> [Dataset section]:

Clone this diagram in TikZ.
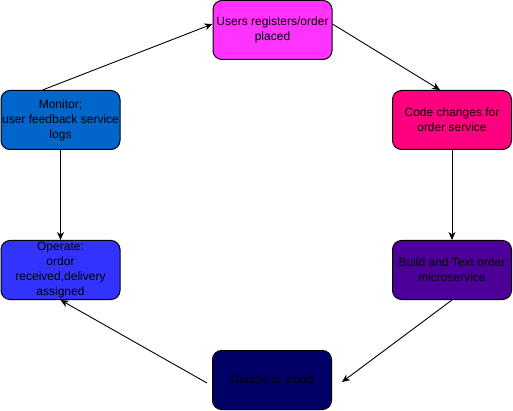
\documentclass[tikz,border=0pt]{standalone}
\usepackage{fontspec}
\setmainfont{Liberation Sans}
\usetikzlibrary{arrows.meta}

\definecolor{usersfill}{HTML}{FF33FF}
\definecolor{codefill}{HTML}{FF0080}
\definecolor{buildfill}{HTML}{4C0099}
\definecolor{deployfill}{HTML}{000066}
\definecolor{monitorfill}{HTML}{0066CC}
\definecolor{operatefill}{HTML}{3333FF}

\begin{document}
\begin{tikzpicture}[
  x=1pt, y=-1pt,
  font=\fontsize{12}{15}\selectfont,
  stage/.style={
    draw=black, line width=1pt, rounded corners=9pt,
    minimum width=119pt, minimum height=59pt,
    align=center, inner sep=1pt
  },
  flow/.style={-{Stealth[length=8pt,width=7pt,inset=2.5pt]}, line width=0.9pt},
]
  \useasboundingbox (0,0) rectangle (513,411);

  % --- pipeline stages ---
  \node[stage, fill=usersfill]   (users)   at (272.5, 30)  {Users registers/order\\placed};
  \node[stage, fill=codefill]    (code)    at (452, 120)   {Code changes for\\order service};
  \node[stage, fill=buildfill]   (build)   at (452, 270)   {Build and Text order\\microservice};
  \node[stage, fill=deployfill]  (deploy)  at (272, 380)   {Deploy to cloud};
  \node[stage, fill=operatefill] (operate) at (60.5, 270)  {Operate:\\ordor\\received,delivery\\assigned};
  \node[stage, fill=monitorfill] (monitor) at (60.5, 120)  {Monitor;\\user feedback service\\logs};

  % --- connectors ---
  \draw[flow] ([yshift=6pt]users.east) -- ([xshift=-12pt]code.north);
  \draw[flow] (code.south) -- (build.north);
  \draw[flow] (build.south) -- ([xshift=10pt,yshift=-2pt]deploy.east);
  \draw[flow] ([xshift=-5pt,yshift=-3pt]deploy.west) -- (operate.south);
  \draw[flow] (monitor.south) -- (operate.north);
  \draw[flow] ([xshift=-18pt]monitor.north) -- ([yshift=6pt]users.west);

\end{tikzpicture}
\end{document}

> [Given exercise]:
Give back exactly the lines from the first line of the data through the line with "([xshift=-18pt]monitor.north) -- ([yshift=6pt]users.west);", pictures excluded.

> [Final result]:
Clone this diagram in TikZ.
\documentclass[tikz,border=0pt]{standalone}
\usepackage{fontspec}
\setmainfont{Liberation Sans}
\usetikzlibrary{arrows.meta}

\definecolor{usersfill}{HTML}{FF33FF}
\definecolor{codefill}{HTML}{FF0080}
\definecolor{buildfill}{HTML}{4C0099}
\definecolor{deployfill}{HTML}{000066}
\definecolor{monitorfill}{HTML}{0066CC}
\definecolor{operatefill}{HTML}{3333FF}

\begin{document}
\begin{tikzpicture}[
  x=1pt, y=-1pt,
  font=\fontsize{12}{15}\selectfont,
  stage/.style={
    draw=black, line width=1pt, rounded corners=9pt,
    minimum width=119pt, minimum height=59pt,
    align=center, inner sep=1pt
  },
  flow/.style={-{Stealth[length=8pt,width=7pt,inset=2.5pt]}, line width=0.9pt},
]
  \useasboundingbox (0,0) rectangle (513,411);

  % --- pipeline stages ---
  \node[stage, fill=usersfill]   (users)   at (272.5, 30)  {Users registers/order\\placed};
  \node[stage, fill=codefill]    (code)    at (452, 120)   {Code changes for\\order service};
  \node[stage, fill=buildfill]   (build)   at (452, 270)   {Build and Text order\\microservice};
  \node[stage, fill=deployfill]  (deploy)  at (272, 380)   {Deploy to cloud};
  \node[stage, fill=operatefill] (operate) at (60.5, 270)  {Operate:\\ordor\\received,delivery\\assigned};
  \node[stage, fill=monitorfill] (monitor) at (60.5, 120)  {Monitor;\\user feedback service\\logs};

  % --- connectors ---
  \draw[flow] ([yshift=6pt]users.east) -- ([xshift=-12pt]code.north);
  \draw[flow] (code.south) -- (build.north);
  \draw[flow] (build.south) -- ([xshift=10pt,yshift=-2pt]deploy.east);
  \draw[flow] ([xshift=-5pt,yshift=-3pt]deploy.west) -- (operate.south);
  \draw[flow] (monitor.south) -- (operate.north);
  \draw[flow] ([xshift=-18pt]monitor.north) -- ([yshift=6pt]users.west);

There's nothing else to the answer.